_Instruction_.
Output the material word for word. Leave each picture out.

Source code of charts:
- - - - - - -

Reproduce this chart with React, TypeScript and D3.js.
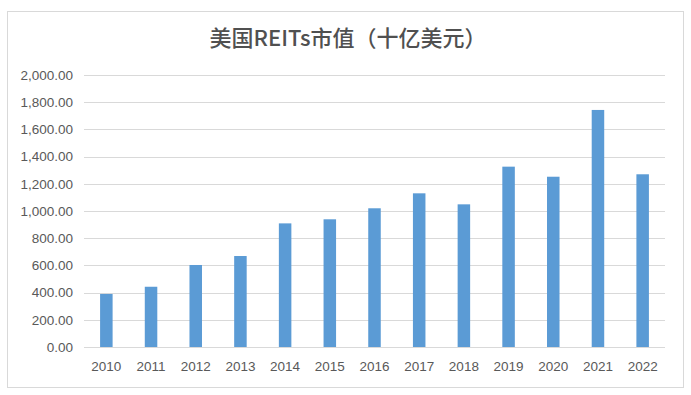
import React from "react";
import * as d3 from "d3";

const years = ["2010", "2011", "2012", "2013", "2014", "2015", "2016", "2017", "2018", "2019", "2020", "2021", "2022"];
const marketCap = [390, 443, 603, 669, 909, 939, 1020, 1130, 1049, 1326, 1252, 1743, 1270];
const yTicks = [0, 200, 400, 600, 800, 1000, 1200, 1400, 1600, 1800, 2000];
const title = "美国REITs市值（十亿美元）";

const W = 691;
const H = 395;
const margin = { top: 75, right: 26, bottom: 48, left: 84 };

export default function App() {
  const x = d3
    .scaleBand()
    .domain(years)
    .range([margin.left, W - margin.right])
    .paddingInner(0.72)
    .paddingOuter(0.36);
  const y = d3.scaleLinear().domain([0, 2000]).range([H - margin.bottom, margin.top]);
  const fmt = d3.format(",.2f");
  const labelFont = "'Liberation Sans', Arial, sans-serif";

  return (
    <svg width={W} height={H} style={{ position: "absolute", left: 0, top: 0 }}>
      <rect x={0} y={0} width={W} height={H} fill="#fff" />
      <rect x={7.5} y={11.5} width={676} height={376} fill="#fff" stroke="#d9d9d9" />
      <text
        x={348}
        y={46}
        textAnchor="middle"
        fontSize={22}
        fontWeight={500}
        fill="#505050"
        fontFamily="'Noto Sans CJK SC', sans-serif"
      >
        {title}
      </text>
      {yTicks.map((t) => (
        <g key={t}>
          <line
            x1={margin.left}
            x2={W - margin.right}
            y1={Math.round(y(t)) + 0.5}
            y2={Math.round(y(t)) + 0.5}
            stroke="#d9d9d9"
          />
          <text
            x={73}
            y={y(t)}
            dy="0.35em"
            textAnchor="end"
            fontSize={13.5}
            fill="#595959"
            fontFamily={labelFont}
          >
            {fmt(t)}
          </text>
        </g>
      ))}
      {years.map((yr, i) => (
        <rect
          key={yr}
          x={x(yr)}
          y={y(marketCap[i])}
          width={x.bandwidth()}
          height={y(0) - y(marketCap[i])}
          fill="#5b9bd5"
        />
      ))}
      {years.map((yr) => (
        <text
          key={yr}
          x={(x(yr) as number) + x.bandwidth() / 2}
          y={366}
          dy="0.35em"
          textAnchor="middle"
          fontSize={13.5}
          fill="#595959"
          fontFamily={labelFont}
        >
          {yr}
        </text>
      ))}
    </svg>
  );
}
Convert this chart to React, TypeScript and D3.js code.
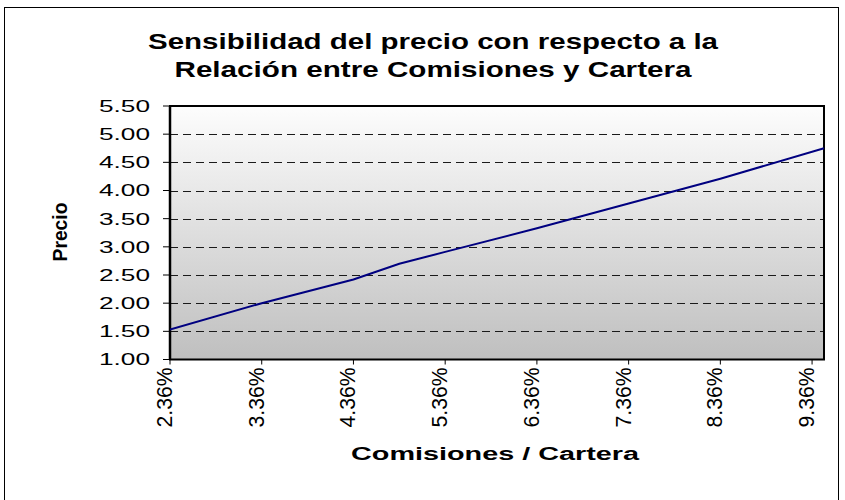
import React from "react";
import * as d3 from "d3";

const xPct: number[] = [2.36, 3.36, 4.36, 4.86, 5.36, 6.36, 7.36, 8.36, 9.49];
const precio: number[] = [1.53, 2.0, 2.42, 2.7, 2.91, 3.33, 3.77, 4.21, 4.75];
const yTicks: number[] = [1.0, 1.5, 2.0, 2.5, 3.0, 3.5, 4.0, 4.5, 5.0, 5.5];
const xTicks: number[] = [2.36, 3.36, 4.36, 5.36, 6.36, 7.36, 8.36, 9.36];
const titleLines: string[] = [
  "Sensibilidad del precio con respecto a la",
  "Relación entre Comisiones y Cartera",
];
const yTitle = "Precio";
const xTitle = "Comisiones / Cartera";

const W = 845;
const H = 500;
const plot = { left: 170, right: 824, top: 106, bottom: 359.5 };
const FONT = "'Liberation Sans', Arial, Helvetica, sans-serif";

export default function App() {
  const x = d3.scaleLinear().domain([2.36, 9.49]).range([plot.left, plot.right]);
  const y = d3.scaleLinear().domain([1, 5.5]).range([plot.bottom, plot.top]);
  const pts: [number, number][] = xPct.map((v, i) => [v, precio[i]]);
  const line = d3
    .line<[number, number]>()
    .x((d) => x(d[0]))
    .y((d) => y(d[1]));

  return (
    <svg
      width={W}
      height={H}
      style={{ position: "absolute", left: 0, top: 0, display: "block", background: "#fff" }}
    >
      <defs>
        <linearGradient id="bg" x1="0" y1="0" x2="0" y2="1">
          <stop offset="0%" stopColor="#fdfdfd" />
          <stop offset="100%" stopColor="#bfbfbf" />
        </linearGradient>
        <clipPath id="clip">
          <rect x={plot.left} y={plot.top - 2} width={plot.right - plot.left + 3} height={plot.bottom - plot.top + 4} />
        </clipPath>
      </defs>
      {/* outer frame */}
      <rect x={4.5} y={7.5} width={834} height={520} fill="#fff" stroke="#000" strokeWidth={1} />

      {/* titles */}
      <text x={433} y={49} textAnchor="middle" fontFamily={FONT} fontWeight="bold" fontSize={22.5}
        textLength={570} lengthAdjust="spacingAndGlyphs">{titleLines[0]}</text>
      <text x={433} y={77} textAnchor="middle" fontFamily={FONT} fontWeight="bold" fontSize={22.5}
        textLength={517} lengthAdjust="spacingAndGlyphs">{titleLines[1]}</text>

      {/* plot background */}
      <rect x={plot.left} y={plot.top} width={plot.right - plot.left} height={plot.bottom - plot.top} fill="url(#bg)" />

      {/* gridlines */}
      {yTicks
        .filter((t) => t > 1 && t < 5.5)
        .map((t) => (
          <line key={"g" + t} x1={plot.left} x2={plot.right} y1={Math.round(y(t)) + 0.5} y2={Math.round(y(t)) + 0.5}
            stroke="#1a1a1a" strokeWidth={1} strokeDasharray="8,5" />
        ))}

      {/* plot border */}
      <rect x={plot.left} y={plot.top} width={plot.right - plot.left} height={plot.bottom - plot.top}
        fill="none" stroke="#000" strokeWidth={2} />

      {/* y axis ticks and labels */}
      {yTicks.map((t) => (
        <g key={"y" + t}>
          <line x1={plot.left - 7} x2={plot.left} y1={y(t)} y2={y(t)} stroke="#000" strokeWidth={1} />
          <text x={150} y={y(t)} dy="0.36em" textAnchor="end" fontFamily={FONT} fontSize={16.5}
            textLength={51} lengthAdjust="spacingAndGlyphs">{t.toFixed(2)}</text>
        </g>
      ))}
      <line x1={plot.left} x2={plot.left} y1={plot.top} y2={plot.bottom} stroke="#000" strokeWidth={2.5} />

      {/* x axis ticks and labels */}
      {xTicks.map((t) => (
        <g key={"x" + t}>
          <line x1={x(t)} x2={x(t)} y1={plot.bottom} y2={plot.bottom + 5} stroke="#000" strokeWidth={1} />
          <text transform={`translate(${x(t) + 2},${plot.bottom + 8}) scale(1.35,1) rotate(-90)`}
            textAnchor="end" fontFamily={FONT} fontSize={16.5}
            textLength={60} lengthAdjust="spacingAndGlyphs">{t.toFixed(2) + "%"}</text>
        </g>
      ))}

      {/* data line */}
      <path d={line(pts) || ""} fill="none" stroke="#000080" strokeWidth={2} clipPath="url(#clip)" />

      {/* axis titles */}
      <text transform={`translate(67,232) scale(1.3,1) rotate(-90)`} textAnchor="middle" fontFamily={FONT}
        fontWeight="bold" fontSize={15} textLength={59} lengthAdjust="spacingAndGlyphs">{yTitle}</text>
      <text x={495} y={460} textAnchor="middle" fontFamily={FONT} fontWeight="bold" fontSize={18}
        textLength={288} lengthAdjust="spacingAndGlyphs">{xTitle}</text>
    </svg>
  );
}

- - - - - - -

_Result below_.
Reproduce this chart with React, TypeScript and D3.js.
import React from "react";
import * as d3 from "d3";

const years = ["2010", "2011", "2012", "2013", "2014", "2015", "2016", "2017", "2018", "2019", "2020", "2021", "2022"];
const marketCap = [390, 443, 603, 669, 909, 939, 1020, 1130, 1049, 1326, 1252, 1743, 1270];
const yTicks = [0, 200, 400, 600, 800, 1000, 1200, 1400, 1600, 1800, 2000];
const title = "美国REITs市值（十亿美元）";

const W = 691;
const H = 395;
const margin = { top: 75, right: 26, bottom: 48, left: 84 };

export default function App() {
  const x = d3
    .scaleBand()
    .domain(years)
    .range([margin.left, W - margin.right])
    .paddingInner(0.72)
    .paddingOuter(0.36);
  const y = d3.scaleLinear().domain([0, 2000]).range([H - margin.bottom, margin.top]);
  const fmt = d3.format(",.2f");
  const labelFont = "'Liberation Sans', Arial, sans-serif";

  return (
    <svg width={W} height={H} style={{ position: "absolute", left: 0, top: 0 }}>
      <rect x={0} y={0} width={W} height={H} fill="#fff" />
      <rect x={7.5} y={11.5} width={676} height={376} fill="#fff" stroke="#d9d9d9" />
      <text
        x={348}
        y={46}
        textAnchor="middle"
        fontSize={22}
        fontWeight={500}
        fill="#505050"
        fontFamily="'Noto Sans CJK SC', sans-serif"
      >
        {title}
      </text>
      {yTicks.map((t) => (
        <g key={t}>
          <line
            x1={margin.left}
            x2={W - margin.right}
            y1={Math.round(y(t)) + 0.5}
            y2={Math.round(y(t)) + 0.5}
            stroke="#d9d9d9"
          />
          <text
            x={73}
            y={y(t)}
            dy="0.35em"
            textAnchor="end"
            fontSize={13.5}
            fill="#595959"
            fontFamily={labelFont}
          >
            {fmt(t)}
          </text>
        </g>
      ))}
      {years.map((yr, i) => (
        <rect
          key={yr}
          x={x(yr)}
          y={y(marketCap[i])}
          width={x.bandwidth()}
          height={y(0) - y(marketCap[i])}
          fill="#5b9bd5"
        />
      ))}
      {years.map((yr) => (
        <text
          key={yr}
          x={(x(yr) as number) + x.bandwidth() / 2}
          y={366}
          dy="0.35em"
          textAnchor="middle"
          fontSize={13.5}
          fill="#595959"
          fontFamily={labelFont}
        >
          {yr}
        </text>
      ))}
    </svg>
  );
}
Convert this chart to React, TypeScript and D3.js code.
import React from "react";
import * as d3 from "d3";

const xPct: number[] = [2.36, 3.36, 4.36, 4.86, 5.36, 6.36, 7.36, 8.36, 9.49];
const precio: number[] = [1.53, 2.0, 2.42, 2.7, 2.91, 3.33, 3.77, 4.21, 4.75];
const yTicks: number[] = [1.0, 1.5, 2.0, 2.5, 3.0, 3.5, 4.0, 4.5, 5.0, 5.5];
const xTicks: number[] = [2.36, 3.36, 4.36, 5.36, 6.36, 7.36, 8.36, 9.36];
const titleLines: string[] = [
  "Sensibilidad del precio con respecto a la",
  "Relación entre Comisiones y Cartera",
];
const yTitle = "Precio";
const xTitle = "Comisiones / Cartera";

const W = 845;
const H = 500;
const plot = { left: 170, right: 824, top: 106, bottom: 359.5 };
const FONT = "'Liberation Sans', Arial, Helvetica, sans-serif";

export default function App() {
  const x = d3.scaleLinear().domain([2.36, 9.49]).range([plot.left, plot.right]);
  const y = d3.scaleLinear().domain([1, 5.5]).range([plot.bottom, plot.top]);
  const pts: [number, number][] = xPct.map((v, i) => [v, precio[i]]);
  const line = d3
    .line<[number, number]>()
    .x((d) => x(d[0]))
    .y((d) => y(d[1]));

  return (
    <svg
      width={W}
      height={H}
      style={{ position: "absolute", left: 0, top: 0, display: "block", background: "#fff" }}
    >
      <defs>
        <linearGradient id="bg" x1="0" y1="0" x2="0" y2="1">
          <stop offset="0%" stopColor="#fdfdfd" />
          <stop offset="100%" stopColor="#bfbfbf" />
        </linearGradient>
        <clipPath id="clip">
          <rect x={plot.left} y={plot.top - 2} width={plot.right - plot.left + 3} height={plot.bottom - plot.top + 4} />
        </clipPath>
      </defs>
      {/* outer frame */}
      <rect x={4.5} y={7.5} width={834} height={520} fill="#fff" stroke="#000" strokeWidth={1} />

      {/* titles */}
      <text x={433} y={49} textAnchor="middle" fontFamily={FONT} fontWeight="bold" fontSize={22.5}
        textLength={570} lengthAdjust="spacingAndGlyphs">{titleLines[0]}</text>
      <text x={433} y={77} textAnchor="middle" fontFamily={FONT} fontWeight="bold" fontSize={22.5}
        textLength={517} lengthAdjust="spacingAndGlyphs">{titleLines[1]}</text>

      {/* plot background */}
      <rect x={plot.left} y={plot.top} width={plot.right - plot.left} height={plot.bottom - plot.top} fill="url(#bg)" />

      {/* gridlines */}
      {yTicks
        .filter((t) => t > 1 && t < 5.5)
        .map((t) => (
          <line key={"g" + t} x1={plot.left} x2={plot.right} y1={Math.round(y(t)) + 0.5} y2={Math.round(y(t)) + 0.5}
            stroke="#1a1a1a" strokeWidth={1} strokeDasharray="8,5" />
        ))}

      {/* plot border */}
      <rect x={plot.left} y={plot.top} width={plot.right - plot.left} height={plot.bottom - plot.top}
        fill="none" stroke="#000" strokeWidth={2} />

      {/* y axis ticks and labels */}
      {yTicks.map((t) => (
        <g key={"y" + t}>
          <line x1={plot.left - 7} x2={plot.left} y1={y(t)} y2={y(t)} stroke="#000" strokeWidth={1} />
          <text x={150} y={y(t)} dy="0.36em" textAnchor="end" fontFamily={FONT} fontSize={16.5}
            textLength={51} lengthAdjust="spacingAndGlyphs">{t.toFixed(2)}</text>
        </g>
      ))}
      <line x1={plot.left} x2={plot.left} y1={plot.top} y2={plot.bottom} stroke="#000" strokeWidth={2.5} />

      {/* x axis ticks and labels */}
      {xTicks.map((t) => (
        <g key={"x" + t}>
          <line x1={x(t)} x2={x(t)} y1={plot.bottom} y2={plot.bottom + 5} stroke="#000" strokeWidth={1} />
          <text transform={`translate(${x(t) + 2},${plot.bottom + 8}) scale(1.35,1) rotate(-90)`}
            textAnchor="end" fontFamily={FONT} fontSize={16.5}
            textLength={60} lengthAdjust="spacingAndGlyphs">{t.toFixed(2) + "%"}</text>
        </g>
      ))}

      {/* data line */}
      <path d={line(pts) || ""} fill="none" stroke="#000080" strokeWidth={2} clipPath="url(#clip)" />

      {/* axis titles */}
      <text transform={`translate(67,232) scale(1.3,1) rotate(-90)`} textAnchor="middle" fontFamily={FONT}
        fontWeight="bold" fontSize={15} textLength={59} lengthAdjust="spacingAndGlyphs">{yTitle}</text>
      <text x={495} y={460} textAnchor="middle" fontFamily={FONT} fontWeight="bold" fontSize={18}
        textLength={288} lengthAdjust="spacingAndGlyphs">{xTitle}</text>
    </svg>
  );
}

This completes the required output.